When starting something new, you need to learn twice or even three times as much as you did before. Gain knowledge not only from books but also from the people you talk to. It’s much more enjoyable to avoid mistakes because you’re aware of them, rather than learning the hard way.
Most importantly, accept and value crisis and recession times as opportunities for growth and improvement. These challenging periods enable us to refine and optimize our business operations, reduce costs, reassess values, develop new expertise, and adapt to the changing world.
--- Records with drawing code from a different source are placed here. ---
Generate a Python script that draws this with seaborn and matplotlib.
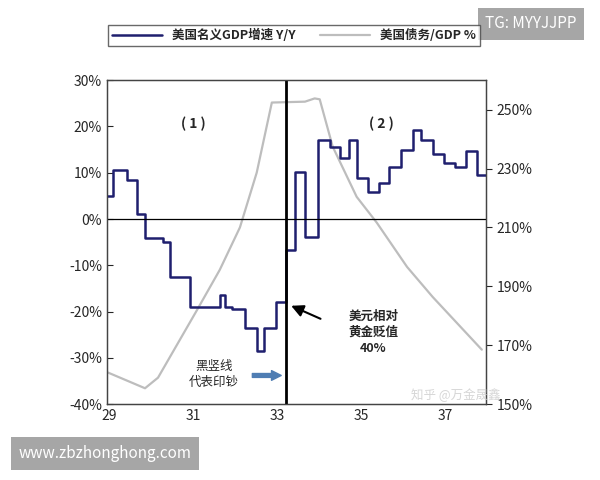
import numpy as np
import pandas as pd
import matplotlib.pyplot as plt
import seaborn as sns

# 美国名义GDP增速 Y/Y (阶梯线)
gdp_year = [28.95, 29.1, 29.43, 29.67, 29.86, 30.29, 30.45, 30.93, 31.64, 31.76, 31.93,
            32.24, 32.52, 32.69, 32.98, 33.21, 33.43, 33.67, 33.98, 34.26, 34.5, 34.71,
            34.9, 35.17, 35.43, 35.67, 35.95, 36.24, 36.43, 36.71, 36.98, 37.24, 37.5,
            37.76, 37.98]
gdp_val = [5, 10.5, 8.5, 1, -4, -5, -12.5, -19, -16.5, -19, -19.5,
           -23.6, -28.5, -23.6, -18, -6.7, 10.2, -3.8, 17, 15.5, 13.2, 17,
           8.8, 5.8, 7.7, 11.2, 15, 19.2, 17, 14, 12, 11.2, 14.7,
           9.5, 9.5]

# 美国债务/GDP %
debt_year = [28.95, 29.86, 30.17, 31.1, 31.64, 32.12, 32.52, 32.88, 33.67, 33.9,
             34.02, 34.33, 34.9, 35.38, 36.1, 36.71, 37.88]
debt_val = [160.9, 155.4, 159, 182, 195.6, 210, 228.6, 252.4, 252.7, 253.8,
            253.5, 237.4, 220.4, 211.6, 196.6, 186.4, 168.5]

xticks = [29, 31, 33, 35, 37]
navy = '#1f1f6e'
grey = '#bdbdbd'

sns.set_style('white')
plt.rcParams['font.family'] = ['Noto Sans CJK SC', 'DejaVu Sans']

fig = plt.figure(figsize=(6, 4.8), dpi=100)
ax = fig.add_axes([0.178, 0.158, 0.632, 0.675])
ax2 = ax.twinx()

gdp = pd.DataFrame({'year': gdp_year, 'val': gdp_val})
debt = pd.DataFrame({'year': debt_year, 'val': debt_val})
sns.lineplot(data=gdp, x='year', y='val', ax=ax, color=navy, lw=1.8,
             drawstyle='steps-post', label='美国名义GDP增速 Y/Y', legend=False)
sns.lineplot(data=debt, x='year', y='val', ax=ax2, color=grey, lw=1.6,
             label='美国债务/GDP %', legend=False)
ax.set_zorder(ax2.get_zorder() + 1)
ax.patch.set_visible(False)

ax.set_xlim(28.95, 37.98)
ax.set_ylim(-40, 30)
ax2.set_ylim(150, 260)
ax.set_xticks(xticks)
ax.set_xticklabels([str(t) for t in xticks])
ax.set_yticks(range(-40, 31, 10))
ax.set_yticklabels([f'{v}%' for v in range(-40, 31, 10)])
ax2.set_yticks(range(150, 251, 20))
ax2.set_yticklabels([f'{v}%' for v in range(150, 251, 20)])
ax.set_xlabel('')
ax.set_ylabel('')
ax2.set_ylabel('')
ax.axhline(0, color='black', lw=0.9)
ax.tick_params(axis='both', labelsize=10, direction='in', length=4)
ax2.tick_params(axis='y', labelsize=10, direction='out', length=4)
for a in (ax, ax2):
    for s in a.spines.values():
        s.set_color('#444444')
        s.set_linewidth(0.9)

ax.axvline(33.21, color='black', lw=2)
ax.text(31.0, 20.5, '( 1 )', ha='center', va='center', fontsize=10, fontweight='bold')
ax.text(35.5, 20.5, '( 2 )', ha='center', va='center', fontsize=10, fontweight='bold')
ax.annotate('', xy=(33.28, -18.5), xytext=(34.1, -21.8),
            arrowprops=dict(arrowstyle='-|>', color='black', lw=1.5, mutation_scale=18))
ax.text(35.3, -24.5, '美元相对\n黄金贬值\n40%', ha='center', va='center', fontsize=9,
        fontweight='bold', linespacing=1.3)
ax.annotate('', xy=(33.17, -33.8), xytext=(32.35, -33.8),
            arrowprops=dict(arrowstyle='simple', color='#4f7db3', mutation_scale=14))
ax.text(31.5, -33.5, '黑竖线\n代表印钞', ha='center', va='center', fontsize=9,
        linespacing=1.3)

h1, l1 = ax.get_legend_handles_labels()
h2, l2 = ax2.get_legend_handles_labels()
leg = fig.legend(h1 + h2, l1 + l2, loc='upper left', bbox_to_anchor=(0.17, 0.9, 0.64, 0.06),
                 mode='expand', ncol=2, frameon=True, fancybox=False, fontsize=9,
                 handlelength=4, borderpad=0.3)
leg.get_frame().set_edgecolor('#444444')
for t in leg.get_texts():
    t.set_fontweight('bold')

fig.text(0.685, 0.168, '知乎 @万金晟鑫', fontsize=9, color='#cccccc', alpha=0.8)
fig.text(0.885, 0.95, 'TG: MYYJJPP', fontsize=11, color='white', ha='center', va='center',
         bbox=dict(boxstyle='square,pad=0.5', fc='#a6a6a6', ec='none'))
fig.text(0.175, 0.055, 'www.zbzhonghong.com', fontsize=11, color='white', ha='center', va='center',
         bbox=dict(boxstyle='square,pad=0.5', fc='#a6a6a6', ec='none'))

fig.savefig('out.png', dpi=100)
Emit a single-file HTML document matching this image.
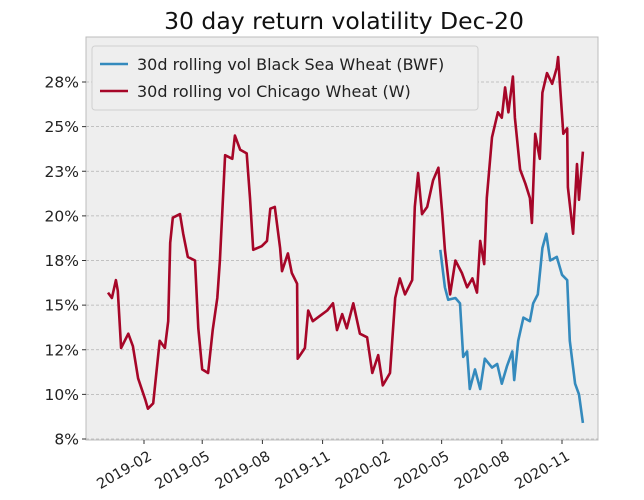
<!DOCTYPE html>
<html><head><meta charset="utf-8"><style>
body{margin:0;background:#fff;}
svg{display:block;font-family:"DejaVu Sans","Liberation Sans",sans-serif;}
</style></head><body>
<svg id="chart" width="644" height="500">
  <rect x="0" y="0" width="644" height="500" fill="#fff"/>
  <text x="344" y="29" font-size="23.5" text-anchor="middle" fill="#111">30 day return volatility Dec-20</text>
  <rect x="86" y="37" width="512" height="403" fill="#eeeeee" stroke="#bcbcbc" stroke-width="1"/>
  <g id="grid"></g>
  <g id="yaxis"></g>
  <g id="xaxis"></g>
  <g id="series"></g>
  <g>
    <rect x="92" y="46" width="386" height="64" rx="3" fill="#eeeeee" stroke="#d0d0d0"/>
    <line x1="100" y1="64" x2="128" y2="64" stroke="#348ABD" stroke-width="2.5"/>
    <text x="137" y="70" font-size="16" fill="#222">30d rolling vol Black Sea Wheat (BWF)</text>
    <line x1="100" y1="91" x2="128" y2="91" stroke="#A60628" stroke-width="2.5"/>
    <text x="137" y="97" font-size="16" fill="#222">30d rolling vol Chicago Wheat (W)</text>
  </g>
</svg>
<script>
// days since 2019-02-01, values in %
const chiDays=[-55,-49,-43,-40,-35,-24,-17,-9,2,6,14,24,32,37,40,44,55,60,67,78,83,89,98,105,112,116,124,135,139,147,157,162,167,180,188,193,200,208,211,220,226,234,235,246,251,258,269,280,289,295,303,310,320,330,341,349,358,365,376,384,391,399,410,414,419,425,433,442,450,456,460,468,476,486,494,502,509,514,520,524,532,541,547,552,557,564,567,575,583,590,593,598,605,609,616,624,631,633,641,647,648,656,662,665,671];
const chiVals=[15.7,15.4,16.4,15.8,12.6,13.4,12.7,10.9,9.7,9.2,9.5,13.0,12.6,14.1,18.5,19.9,20.1,19.0,17.7,17.5,13.7,11.4,11.2,13.6,15.4,17.5,23.4,23.2,24.5,23.7,23.5,21.0,18.1,18.3,18.6,20.4,20.5,18.2,16.9,17.9,16.8,16.2,12.0,12.6,14.7,14.1,14.4,14.7,15.1,13.6,14.5,13.7,15.1,13.4,13.2,11.2,12.2,10.5,11.2,15.4,16.5,15.6,16.4,20.5,22.4,20.1,20.5,22.0,22.7,20.1,18.1,15.6,17.5,16.8,16.0,16.5,15.7,18.6,17.3,21.0,24.4,25.8,25.5,27.2,25.8,27.8,25.5,22.6,21.8,21.0,19.6,24.6,23.2,26.9,28.0,27.4,28.3,28.9,24.6,24.9,21.6,19.0,22.9,20.9,23.6];
const bwfDays=[453,460,465,476,483,488,494,498,506,514,521,532,540,547,555,563,566,572,580,590,595,602,609,615,621,631,639,647,651,659,665,671];
const bwfVals=[18.1,16.0,15.3,15.4,15.1,12.1,12.4,10.3,11.4,10.3,12.0,11.5,11.7,10.6,11.6,12.4,10.8,13.0,14.3,14.1,15.1,15.6,18.2,19.0,17.5,17.7,16.7,16.4,13.0,10.6,10.0,8.4];
const yTicks=[7.5,10,12.5,15,17.5,20,22.5,25,27.5];
const yTickLabels=["8%","10%","12%","15%","18%","20%","23%","25%","28%"];
const xTickDays=[0,89,181,273,365,455,547,639];
const xTickLabels=["2019-02","2019-05","2019-08","2019-11","2020-02","2020-05","2020-08","2020-11"];

const NS="http://www.w3.org/2000/svg";
const xs=d=>144+d*(562-144)/639;
const ys=v=>439-(v-7.5)*(439-82)/20;
function mk(tag,attrs,parent){const e=document.createElementNS(NS,tag);for(const k in attrs)e.setAttribute(k,attrs[k]);parent.appendChild(e);return e;}
const grid=document.getElementById('grid'),ya=document.getElementById('yaxis'),xa=document.getElementById('xaxis'),sg=document.getElementById('series');
yTicks.forEach((v,i)=>{
  const y=ys(v);
  const g=mk('line',{x1:86,x2:598,y1:y,y2:y,stroke:'#b2b2b2','stroke-dasharray':'3,2','stroke-width':0.8},grid);
  
  
  const t=mk('line',{x1:82,x2:86,y1:y,y2:y,stroke:'#333','stroke-width':1},ya);
  
  
  const l=mk('text',{x:79,y:y+5.5,'font-size':15.5,'text-anchor':'end',fill:'#222'},ya);
  l.textContent=yTickLabels[i];
  
  
});
xTickDays.forEach((d,i)=>{
  const x=xs(d);
  const t=mk('line',{x1:x,x2:x,y1:440,y2:444,stroke:'#333','stroke-width':1},xa);
  
  
  const l=mk('text',{x:x+3,y:449,'font-size':14.5,'text-anchor':'end',fill:'#222',transform:`rotate(-30 ${x+3} 449)`,dy:'0.8em'},xa);
  l.textContent=xTickLabels[i];
  
  
});
function line(days,vals,color,name){
  const pts=days.map((d,i)=>xs(d).toFixed(1)+','+ys(vals[i]).toFixed(1)).join(' ');
  const p=mk('polyline',{points:pts,fill:'none',stroke:color,'stroke-width':2.6,'stroke-linejoin':'round'},sg);
  
  
}
line(chiDays,chiVals,'#A60628','chicago-wheat-line');
line(bwfDays,bwfVals,'#348ABD','black-sea-wheat-line');
</script>
</body></html>
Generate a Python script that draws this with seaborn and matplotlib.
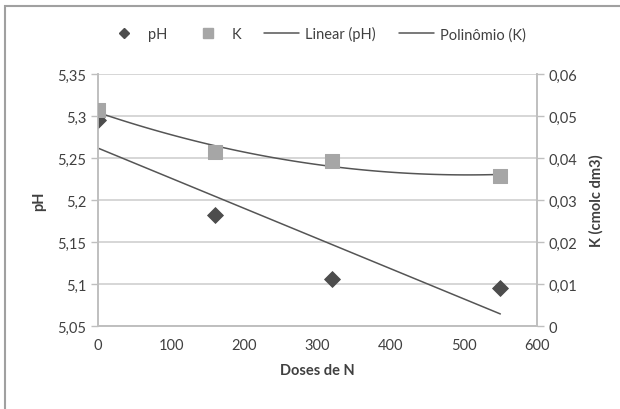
import numpy as np
import pandas as pd
import matplotlib
matplotlib.use("Agg")
import matplotlib.pyplot as plt
from matplotlib.lines import Line2D
from matplotlib.patches import Rectangle
import seaborn as sns

# Data
doses = [0, 160, 320, 550]
ph = [5.295, 5.182, 5.106, 5.095]
k = [0.0514, 0.0414, 0.0393, 0.0358]

df = pd.DataFrame({"dose": doses, "ph": ph, "k": k})

sns.set_style("white")
plt.rcParams["font.family"] = ["Lato", "DejaVu Sans"]

grid_col = "#d0d0d0"
axis_col = "#bfbfbf"
text_col = "#404040"

fig = plt.figure(figsize=(6.2, 4.1), dpi=100)
ax = fig.add_axes([0.158, 0.202, 0.708, 0.615])
ax2 = ax.twinx()

# pH markers and linear trend
sns.scatterplot(data=df, x="dose", y="ph", ax=ax, marker="D", s=65,
                color="#4d4d4d", edgecolor="#4d4d4d", zorder=5)
sns.regplot(data=df, x="dose", y="ph", ax=ax, scatter=False, ci=None,
            truncate=True, color="#555555", line_kws={"lw": 1.1})

# K markers and 2nd-order polynomial trend
sns.scatterplot(data=df, x="dose", y="k", ax=ax2, marker="s", s=90,
                color="#a6a6a6", edgecolor="#a6a6a6", zorder=5)
sns.regplot(data=df, x="dose", y="k", ax=ax2, scatter=False, ci=None,
            order=2, truncate=True, color="#555555", line_kws={"lw": 1.1})

ax.set_xlim(0, 600)
ax.set_ylim(5.05, 5.35)
ax2.set_ylim(0, 0.06)
ax.set_xticks(np.arange(0, 601, 100))
ax.set_yticks(np.arange(5.05, 5.351, 0.05))
ax2.set_yticks(np.arange(0, 0.0601, 0.01))

ax.set_xticklabels([str(v) for v in range(0, 601, 100)])
ax.set_yticklabels(["5,05", "5,1", "5,15", "5,2", "5,25", "5,3", "5,35"])
ax2.set_yticklabels(["0", "0,01", "0,02", "0,03", "0,04", "0,05", "0,06"])

ax.yaxis.grid(True, color=grid_col, lw=1.2)
ax.set_axisbelow(True)

for a in (ax, ax2):
    a.spines["top"].set_visible(False)
    for side in ("left", "right", "bottom"):
        a.spines[side].set_color(axis_col)
        a.spines[side].set_linewidth(1.2)
    a.tick_params(axis="both", colors=axis_col, labelcolor=text_col,
                  labelsize=10.5, length=5, width=1, direction="out")

ax.set_xlabel("Doses de N", fontsize=10.5, fontweight="bold", color=text_col, labelpad=8)
ax.set_ylabel("pH", fontsize=10.5, fontweight="bold", color=text_col, labelpad=8)
ax2.set_ylabel("K (cmolc dm3)", fontsize=10.5, fontweight="bold", color=text_col, labelpad=8)

handles = [
    Line2D([], [], marker="D", ls="none", color="#4d4d4d", markersize=5.5),
    Line2D([], [], marker="s", ls="none", color="#a6a6a6", markersize=6.5),
    Line2D([], [], color="#555555", lw=1.1),
    Line2D([], [], color="#555555", lw=1.1),
]
labels = ["pH", "K", "Linear (pH)", "Polinômio (K)"]
fig.legend(handles, labels, loc="center", bbox_to_anchor=(0.51, 0.915), ncol=4,
           frameon=False, fontsize=10.5, handlelength=2.4, columnspacing=1.6,
           handletextpad=0.4, labelcolor=text_col)

# outer chart border
fig.patches.append(Rectangle((0.008, -0.05), 1.1, 1.033, transform=fig.transFigure,
                             fill=False, edgecolor="#a0a0a0", lw=1.5))

fig.savefig("out.png", dpi=100)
Effective management is crucial to building in any company, but first, you must find the right balance between delegation and control. Clearly communicate goals to set expectations. Trust your team to do their work. Offer help and advice when needed and track progress without being too controlling. Promote open communication to solve potential problems before they get worse and assign responsibilities instead of specific tasks to empower your team.
Invest in your team’s skills through training and development opportunities. This builds their confidence and improves their ability to handle tasks independently. Recognize and reward performance for motivating your team to continue performing at a high level. By finding the right balance between control and delegation, you can create a more efficient and motivated team while ensuring tasks are completed to your satisfaction.
Avoid pseudo-experts. Listen, and value the real experts. It is important to do your own research and due diligence before accepting someone’s claims of expertise. Many people claim to be experts, but not all of them have the qualifications or experience to back up their claims. Some people may have a limited understanding of a subject but present themselves as experts, while others may have ulterior motives for portraying themselves as experts.